A team of volunteers, working in partnership with a wide range of local community agencies, hit the streets in the spring to collect vital information from the homeless for the Winnipeg Street Census, the results of which were released Wednesday morning.
With 1,519 homeless Winnipeggers surveyed over two days in April, the Street Census found 455 homeless people classified as youth or children.
Of those children, 93 of those were under the care of a parent or guardian, and 31 were under 18 living on their own.
More than 85 per cent of youth on the streets reported experiencing mental health distress.
“The Street Census is not an attempt to count the total number of people experiencing homelessness,” said the final report, “but provide a snapshot of who is experiencing homelessness, some of the reasons for it, and barriers to exiting it.”
Of that number, Indigenous people are vastly over-represented on Winnipeg’s streets. More than 65 per cent of those surveyed identified as Indigenous, with 60 per cent of those having come to Winnipeg after growing up in First Nations communities.
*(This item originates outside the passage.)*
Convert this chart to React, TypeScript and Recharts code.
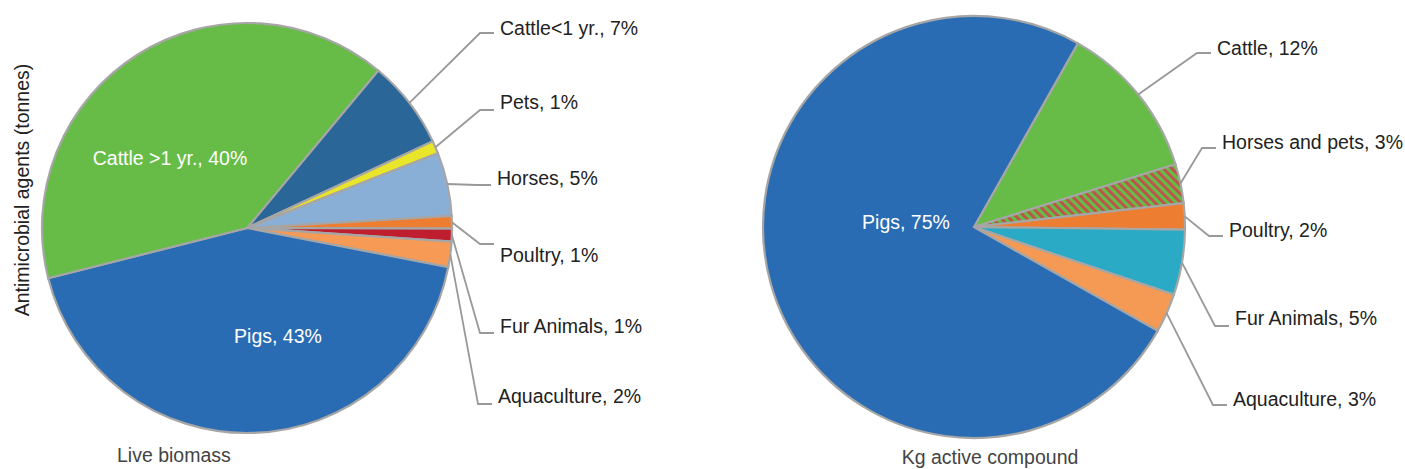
import React from "react";
import { PieChart, Pie, Cell } from "recharts";

// Left pie: live biomass share (clockwise from the Cattle<1 / Cattle>1 edge)
const leftNames = [
  "Cattle<1 yr.",
  "Pets",
  "Horses",
  "Poultry",
  "Fur Animals",
  "Aquaculture",
  "Pigs",
  "Cattle >1 yr.",
];
const leftValues = [7, 1, 5, 1, 1, 2, 43, 40];

// Right pie: kg active compound
const rightNames = [
  "Cattle",
  "Horses and pets",
  "Poultry",
  "Fur Animals",
  "Aquaculture",
  "Pigs",
];
const rightValues = [12, 3, 2, 5, 3, 75];

const leftColors = [
  "#2b6698",
  "#e9e52b",
  "#8aafd6",
  "#ed7d31",
  "#be1e2d",
  "#f79a55",
  "#2a6cb3",
  "#67bc47",
];
const rightColors = [
  "#67bc47",
  "url(#hatchHP)",
  "#ed7d31",
  "#2aaac4",
  "#f59a55",
  "#2a6cb3",
];

// label placement: text x, baseline y, leader elbow y (inside labels are centred, white)
type LabelPos = { tx: number; ty: number; ly: number; inside?: boolean };

const leftLabelPos: LabelPos[] = [
  { tx: 500, ty: 35, ly: 33 },
  { tx: 500, ty: 109, ly: 110 },
  { tx: 497, ty: 185, ly: 185 },
  { tx: 500, ty: 262, ly: 244 },
  { tx: 500, ty: 333, ly: 333 },
  { tx: 498, ty: 403, ly: 404 },
  { tx: 278, ty: 343, ly: 0, inside: true },
  { tx: 170, ty: 165, ly: 0, inside: true },
];

const rightLabelPos: LabelPos[] = [
  { tx: 1217, ty: 55, ly: 53 },
  { tx: 1222, ty: 149, ly: 148 },
  { tx: 1229, ty: 237, ly: 236 },
  { tx: 1235, ty: 325, ly: 326 },
  { tx: 1233, ty: 406, ly: 405 },
  { tx: 906, ty: 229, ly: 0, inside: true },
];

const FONT = "'Liberation Sans', Arial, sans-serif";
const RADIAN = Math.PI / 180;

const leftData = leftNames.map((name, i) => ({ name, value: leftValues[i] }));
const rightData = rightNames.map((name, i) => ({ name, value: rightValues[i] }));

function makeLabel(layout: LabelPos[]) {
  return (props: any) => {
    const { cx, cy, midAngle, outerRadius, index, name, value } = props;
    const pos = layout[index];
    const text = `${name}, ${value}%`;
    if (pos.inside) {
      return (
        <text
          x={pos.tx}
          y={pos.ty}
          textAnchor="middle"
          fill="#ffffff"
          fontFamily={FONT}
          fontSize={19.5}
        >
          {text}
        </text>
      );
    }
    const sx = cx + outerRadius * Math.cos(-midAngle * RADIAN);
    const sy = cy + outerRadius * Math.sin(-midAngle * RADIAN);
    return (
      <g>
        <polyline
          points={`${sx},${sy} ${pos.tx - 20},${pos.ly} ${pos.tx - 6},${pos.ly}`}
          fill="none"
          stroke="#999999"
          strokeWidth={1.8}
        />
        <text
          x={pos.tx}
          y={pos.ty}
          textAnchor="start"
          fill="#222222"
          fontFamily={FONT}
          fontSize={19.5}
        >
          {text}
        </text>
      </g>
    );
  };
}

export default function App() {
  return (
    <div
      style={{
        position: "absolute",
        left: 0,
        top: 0,
        width: 1405,
        height: 469,
        background: "#ffffff",
        fontFamily: FONT,
      }}
    >
      <svg width={0} height={0} style={{ position: "absolute" }}>
        <defs>
          <pattern
            id="hatchHP"
            patternUnits="userSpaceOnUse"
            width={6}
            height={6}
            patternTransform="rotate(-45)"
          >
            <rect width={6} height={6} fill="#67bc47" />
            <rect width={2.8} height={6} fill="#c0504d" />
          </pattern>
        </defs>
      </svg>
      <PieChart
        width={1405}
        height={469}
        margin={{ top: 0, right: 0, bottom: 0, left: 0 }}
      >
        <Pie
          data={leftData}
          dataKey="value"
          nameKey="name"
          cx={247}
          cy={228}
          outerRadius={205}
          startAngle={50.2}
          endAngle={-309.8}
          stroke="#a6a6a6"
          strokeWidth={2.2}
          label={makeLabel(leftLabelPos)}
          labelLine={false}
          isAnimationActive={false}
        >
          {leftData.map((d, i) => (
            <Cell key={d.name} fill={leftColors[i]} />
          ))}
        </Pie>
        <Pie
          data={rightData}
          dataKey="value"
          nameKey="name"
          cx={974}
          cy={227}
          outerRadius={211}
          startAngle={60.5}
          endAngle={-299.5}
          stroke="#a6a6a6"
          strokeWidth={2.2}
          label={makeLabel(rightLabelPos)}
          labelLine={false}
          isAnimationActive={false}
        >
          {rightData.map((d, i) => (
            <Cell key={d.name} fill={rightColors[i]} />
          ))}
        </Pie>
      </PieChart>
      <div
        style={{
          position: "absolute",
          left: 22,
          top: 190,
          transform: "translate(-50%, -50%) rotate(-90deg)",
          whiteSpace: "nowrap",
          fontSize: 19.5,
          color: "#222222",
        }}
      >
        Antimicrobial agents (tonnes)
      </div>
      <div
        style={{
          position: "absolute",
          left: 117,
          top: 443,
          fontSize: 19.5,
          color: "#444444",
          whiteSpace: "nowrap",
          lineHeight: "24px",
        }}
      >
        Live biomass
      </div>
      <div
        style={{
          position: "absolute",
          left: 990,
          top: 445,
          transform: "translateX(-50%)",
          fontSize: 19.5,
          color: "#444444",
          whiteSpace: "nowrap",
          lineHeight: "24px",
        }}
      >
        Kg active compound
      </div>
    </div>
  );
}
More than 20 per cent of those had lived in Winnipeg for a 18 months or less.
Get weekly health news
More than half of the Indigenous people surveyed also said they’d spent time in the care of Child and Family Services.
“One person talked about their experience moving from their home reserve to Winnipeg for high school,” said a volunteer surveyor.
“They moved in with a family and then moved around to different families. They talked about being homeless for a few weeks in between each home. They described how much harder it is to do school if you are homeless.”
Only 4.9 per cent of the overall survey group said they had come to Canada as immigrants or refugees, which the census report credits to positive strides taken by settlement agencies and cultural communities to settle in Winnipeg.
It acknowledged, however, many newcomers may have been missed by the census due to differing cultural views on homelessness among other factors.
The census results indicate that Winnipeg’s homeless are overwhelmingly male, with the 50+ age group making up over 20 per cent.
There are differing degrees of homelessness as well. The vast majority of those surveyed fall into the ‘provisionally sheltered’ category – people staying in short-term transitional housing, institutional care, a hotel/motel, or temporarily staying with someone else.
A further 392 people were staying at emergency shelters, while 204 were completely unsheltered.
The Street Census outlined a number of potential strategies to improve the outlook for Winnipeg’s homeless population, including setting up better support systems for Indigenous people transitioning from reserves to the city, as well as recommendations for increasing the supply of affordable housing and increasing financial assistance levels.